Was the America Civil War fought over slavery?

Well, because it kind of was his job to constrain them. The PResident’s job is, at least in part, to maintain the Constitution’s protection over its lands and people, which included the Confederacy.

To use an example, eastern Tennessee was staunchly pro-Union and almost broke off from its own state the way West Virginia did. How can Lincoln simply abandon those people and their rights as Americans? He would be refusing to do his job in the most egregious manner. There’s an excellent chance that such an approach would have gotten him impeached.

Ah, the old “buy the slaves” approach. It was impossible, I am sorry to say. Compensated emancipation in DC was not remotely a comparable act; there weren’t that many slaves in DC, there was no way for slaveowners to do anything about it if they didn’t like it, and slavery in DC wasn’t the economic and social foundation of society the way it was in places like Georgia and Mississippi.

It is perhaps illustrative that the law set a price for a slave at $300, which was well under the market price at the time; in 1860 the average cost of a slave of any age or health was about $700, with healthy young men costing over a thousand dollars.

Except, it did work, in other countries. And even at a generous full market price, buying out each and every slave in the US would have been cheaper than fighting the war. Plus, you know, no wholesale slaughter, economic devastation, and generations of racial and sectional resentment.

Delaware, Kentucky, Maryland, and Missouri were slaver States that sided with the Union. Does that mean they accepted that slavery would end in their State? Any reason why all these pro-Union slaver States were on the border between the Union and Confederacy?

I’m wondering what fraction of the GPD per capita that represented at the time.

Do you have a cite for that (assuming that slave owners would actually agree, which seems extremely unlikely)? I don’t think the math adds up…

This is all well and good, but it overlooks the whole fact that the Confederacy wasn’t interested in being bought out. Certainly you’re familiar with the Cornerstone speech and the various public figures that state the Confederacy was based on white supremacy and the preservation (and even expansion) of slavery.

So it’s nice to think that they could be bought off, but that wasn’t even a remote possibility.

This is an often claimed and completely nonsensical theory that defies all logic and understanding of the situation.

Economically speaking it’s absurd. The market price of a slave was based on there being an ongoing market in slaves, where slaves were a relatively immobile “trade good.” That is, you sold a healthy young slave for a thousand dollars because you could probably buy one later for a thousand dollars.

If the government announced plans to buy all the slaves, the price would have skyrocketed. This is just common sense, and is borne out by any number of eminent domain examples; if Smith owns a plantation with 20 slaves he’s not going to just up and sell them for $20,000 because then his plantation’s value is gone. He would only sell all of them if he was in a severe liquidity crisis of the plantation has physically failed for some reason. Slaves were largely bought at sold at the margins - you needed one more slave, and someone else needed one fewer - which is of course how this sort of thing usually works. If not, why would he sell all his slaves at the market price? The market price for a capital good, which is how slaves were treated, is more or less by definition less than what almost everyone owns it thinks it’s worth or else all those good would be up for sale. A mass buying program would have either caused the market price to skyrocket or would have by law set the price way, way under what slaveowners would have been willing to accept.

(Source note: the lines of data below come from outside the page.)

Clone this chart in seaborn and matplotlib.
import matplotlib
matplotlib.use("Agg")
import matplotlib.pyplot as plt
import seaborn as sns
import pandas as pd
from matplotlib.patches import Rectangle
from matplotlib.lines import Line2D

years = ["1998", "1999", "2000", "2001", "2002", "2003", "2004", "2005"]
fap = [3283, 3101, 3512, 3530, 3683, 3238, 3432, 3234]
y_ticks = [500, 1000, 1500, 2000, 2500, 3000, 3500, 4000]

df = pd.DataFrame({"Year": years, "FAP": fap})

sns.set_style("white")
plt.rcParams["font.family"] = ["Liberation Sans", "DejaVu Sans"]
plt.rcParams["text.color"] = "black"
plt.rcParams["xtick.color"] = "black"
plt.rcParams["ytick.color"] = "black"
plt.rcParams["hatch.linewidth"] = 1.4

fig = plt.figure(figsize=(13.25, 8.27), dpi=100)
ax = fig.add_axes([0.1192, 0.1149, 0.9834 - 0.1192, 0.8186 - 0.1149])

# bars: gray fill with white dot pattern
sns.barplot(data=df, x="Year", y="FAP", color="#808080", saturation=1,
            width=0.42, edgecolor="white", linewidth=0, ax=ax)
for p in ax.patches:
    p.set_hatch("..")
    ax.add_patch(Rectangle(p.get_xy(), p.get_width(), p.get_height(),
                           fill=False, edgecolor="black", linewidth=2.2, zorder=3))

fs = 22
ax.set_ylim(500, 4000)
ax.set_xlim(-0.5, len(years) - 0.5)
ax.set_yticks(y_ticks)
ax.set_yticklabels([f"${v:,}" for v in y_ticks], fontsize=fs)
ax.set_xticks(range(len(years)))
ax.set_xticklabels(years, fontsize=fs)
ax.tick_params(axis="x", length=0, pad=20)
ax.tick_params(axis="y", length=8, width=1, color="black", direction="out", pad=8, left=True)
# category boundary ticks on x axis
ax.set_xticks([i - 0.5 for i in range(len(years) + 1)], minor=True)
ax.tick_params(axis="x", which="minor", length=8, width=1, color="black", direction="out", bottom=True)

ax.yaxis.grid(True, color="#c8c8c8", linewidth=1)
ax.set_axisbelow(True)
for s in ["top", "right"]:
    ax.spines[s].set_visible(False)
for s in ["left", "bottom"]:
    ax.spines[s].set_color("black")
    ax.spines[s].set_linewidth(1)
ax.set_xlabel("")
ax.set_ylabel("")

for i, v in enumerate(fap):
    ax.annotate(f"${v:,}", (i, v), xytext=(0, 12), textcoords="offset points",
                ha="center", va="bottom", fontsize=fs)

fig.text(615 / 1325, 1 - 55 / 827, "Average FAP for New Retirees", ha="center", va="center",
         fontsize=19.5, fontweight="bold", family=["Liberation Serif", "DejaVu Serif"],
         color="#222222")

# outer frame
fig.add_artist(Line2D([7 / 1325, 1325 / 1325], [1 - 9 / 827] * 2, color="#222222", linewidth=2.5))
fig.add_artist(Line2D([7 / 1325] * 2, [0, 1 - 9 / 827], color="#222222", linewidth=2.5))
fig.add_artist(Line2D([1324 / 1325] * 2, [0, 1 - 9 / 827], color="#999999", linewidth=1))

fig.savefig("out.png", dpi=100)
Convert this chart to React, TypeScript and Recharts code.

And of course it’s just a ridiculous idea because Southerners wouldn’t have freed the slaves. Not for the market price, and not for twice the market price, and not for three times the market price. Slavery was the bedrock of their economy and social system. A person’s status was in large part determined by how many slaves they owned and those who did not own slaves aspired to. Of course, on top of that, having blacks be free was terrifying to Southerners; Southerners has an almost psychotic fear of free blacks, slave revolts, and generally anything even remotely challenging to white supremacy. Southerners were angry that blacks could be free in the North, and I’m not just talking about the Fugitive Slave Act. When Massachusetts let black people vote, that was a matter that absolutely infuriated Southerners.

Again, I’m looking for options for Lincoln that were possible, not the stuff of steampunk fantasy. Buying out slavery was impossible, full stop. The South would not have agreed to any arrangement and would have seceded had the federal government tried to force the issue in any way. Let us be absolutely clear; to the Southerner, “niggers” were their God-given right to own, and the Northerners were not going to take that away from them.

No, there’d have just had generations of slavery, murder, and rape, not to mention incredible political instability as both the USA and CSA would have further split up and factions of what was once a unified country got into wars over control of contested areas, the West, and on and on. But hey, most of the initial casualties would have been black so maybe that’s better somehow?

So your argument is that if the government wants to buy your property and names a price it wants to pay but you refuse to accept their price, then the government is justified in using military force against you to take your property.

They were divided states where the slave owners were not the majority. In each of those states the slave owners attempted to lead secession movements and join the Confederates but they were outnumbered.

Lincoln tried to convince the governments of these states to enact emancipation programs and offered Federal financial support if they did so. But all four border states refused to abolish slavery on their own.